When I laid on the floor, he approached me with ease and layed down next to me. So I tried something that I was told years ago and I put my chin over his head while gently stroking his chest which he had opened up for me. He immediately got that gaze in his eyes and seemed content with the situation. I only did it for about 5-10 seconds so as not to agitate him.
I know your intentions were good, but as Diane said I think it would be best to seek in-person help from someone who does not use physical methods of training that focus on "dominance."

See above.
What I find strange about the behavior is that it occurs predominantly in the evenings and particularly when we make an attempt to release him from his lead and his collar after exercising. I'm hoping the general aspect of conditioning ourselves as the alphas will cure this.

Thanks for the replies and I will keep y'all posted.

-Bill
UPDATE!!So we saw the pro yesterday and WOW, I think I traded my dog in on another one. After spending about 10 minutes with Rex (appropriately named), he began to understand that he wasn't the boss anymore. It took a bit with the choke collar but it wasn't at all what I had anticipated. The trainer told us that it wouldn't be pretty and I was prepared for a whole lot of kicking, screaming, etc. After just a few corrections with the choke collar, Rex was putty in our hands.
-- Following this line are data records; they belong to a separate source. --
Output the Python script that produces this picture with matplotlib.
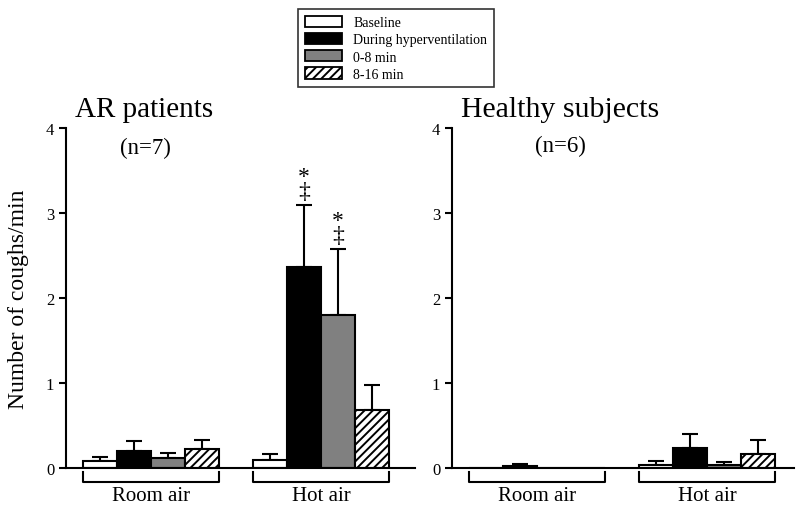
import matplotlib.pyplot as plt
from matplotlib.patches import Patch

plt.rcParams['font.family'] = ['Liberation Serif', 'DejaVu Serif']

conditions = ["Baseline", "During hyperventilation", "0-8 min", "8-16 min"]
groups = ["Room air", "Hot air"]

# means and upper error (mean + SE), per group
ar_means = [[0.08, 0.20, 0.12, 0.22], [0.10, 2.37, 1.80, 0.68]]
ar_tops = [[0.13, 0.32, 0.18, 0.33], [0.16, 3.10, 2.58, 0.98]]
hs_means = [[0.0, 0.02, 0.0, 0.0], [0.04, 0.23, 0.04, 0.16]]
hs_tops = [[0.0, 0.05, 0.0, 0.0], [0.08, 0.40, 0.07, 0.33]]

faces = ["white", "black", "#808080", "white"]
hatches = [None, None, None, "////"]
plt.rcParams['hatch.linewidth'] = 1.4

fig = plt.figure(figsize=(8, 5.1), dpi=100)
ax1 = fig.add_axes([66 / 800, 41 / 510, 349 / 800, 340 / 510])
ax2 = fig.add_axes([452 / 800, 41 / 510, 342 / 800, 340 / 510])


def draw_panel(ax, means, tops, xmax, stars):
    starts = [1, 6]
    for g, x0 in enumerate(starts):
        for i in range(4):
            x = x0 + i
            m = means[g][i]
            ax.bar(x, m, width=1.0, color=faces[i], edgecolor="black",
                   linewidth=1.5, hatch=hatches[i], zorder=2)
            if tops[g][i] > m:
                ax.errorbar(x, m, yerr=[[0], [tops[g][i] - m]], fmt="none",
                            ecolor="black", elinewidth=1.5, capsize=6,
                            capthick=1.5, zorder=1)
        # bracket under the group
        ax.plot([x0 - 0.5, x0 - 0.5, x0 + 3.5, x0 + 3.5], [-0.05, -0.16, -0.16, -0.05],
                color="black", lw=1.5, clip_on=False)
        ax.text(x0 + 1.5, -0.21, groups[g], ha="center", va="top", fontsize=15)
    for g, i in stars:
        x = starts[g] + i
        y = tops[g][i]
        ax.text(x, y + 0.03, "*\n\u2021", ha="center", va="bottom", fontsize=17,
                linespacing=0.65)
    ax.set_xlim(0, xmax)
    ax.set_ylim(0, 4)
    ax.set_xticks([])
    ax.set_yticks([0, 1, 2, 3, 4])
    ax.tick_params(axis="y", direction="out", length=5, width=1.5, labelsize=12)
    for s in ["top", "right"]:
        ax.spines[s].set_visible(False)
    ax.spines["left"].set_linewidth(1.5)
    ax.spines["bottom"].set_linewidth(1.5)


draw_panel(ax1, ar_means, ar_tops, 10.26, [(1, 1), (1, 2)])
draw_panel(ax2, hs_means, hs_tops, 10.05, [])

ax1.set_ylabel("Number of coughs/min", fontsize=17, labelpad=12)

fig.text(75 / 800, 1 - 110 / 510, "AR patients", fontsize=21, va="center", ha="left")
fig.text(145 / 800, 1 - 148 / 510, "(n=7)", fontsize=16.5, va="center", ha="center")
fig.text(461 / 800, 1 - 110 / 510, "Healthy subjects", fontsize=21.5, va="center", ha="left")
fig.text(560 / 800, 1 - 146 / 510, "(n=6)", fontsize=16.5, va="center", ha="center")

handles = [Patch(facecolor=faces[i], edgecolor="black", linewidth=1.3, hatch=hatches[i])
           for i in range(4)]
leg = fig.legend(handles, conditions, loc="upper center", bbox_to_anchor=(396 / 800, 1 - 3 / 510),
                 fontsize=10, frameon=True, fancybox=False, edgecolor="black",
                 handlelength=2.7, handleheight=0.9, borderpad=0.5, labelspacing=0.25,
                 handletextpad=0.8)
leg.get_frame().set_linewidth(1.2)

fig.savefig("out.png", dpi=100)
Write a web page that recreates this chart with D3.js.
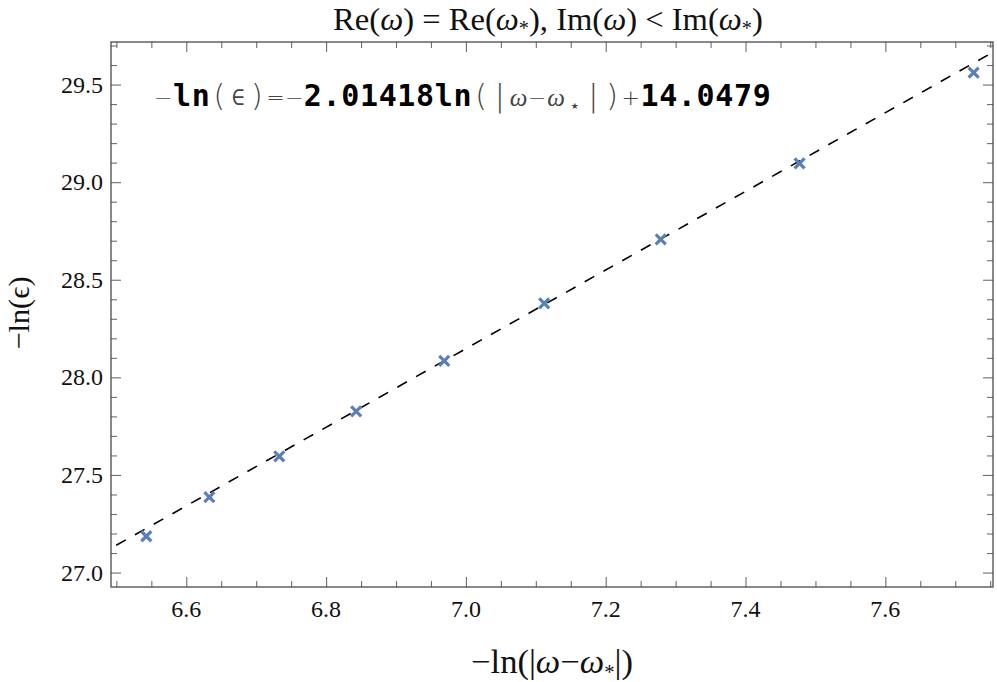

We took him for a good long walk when we got home and he was just a charm. He was really pooped when we got home so we let him chill for a few hours. When he awoke from his nap we fed him and then it was out for another walk. Again he was fantastic. When we got home, I started fussing with his collar (which just a few hours earlier really set him off). I was forced to give him a few corrections and then he was fine. I could tell he was a bit shell-shocked so I didn't press the matter.

Just let him rest as he had a busy day and his life was changing.

Today he's like a new dog. It's odd that in the few months we have been walking him around our new neighborhood, nobody has noticed him. Last night and today he found several new friends who all remarked on how well behaved he was. I couldn't help but laugh.
We have another appointment Tuesday with the trainer for some followup but I'm confident he won't need much help.
Soon we're starting on some extensive training for him including the agility course and perhaps some search and rescue kind of stuff. I don't want him to be a working dog but would like to give him a mission.

Thanks y'all for suggesting the pro trainer. This dog is just a treat now.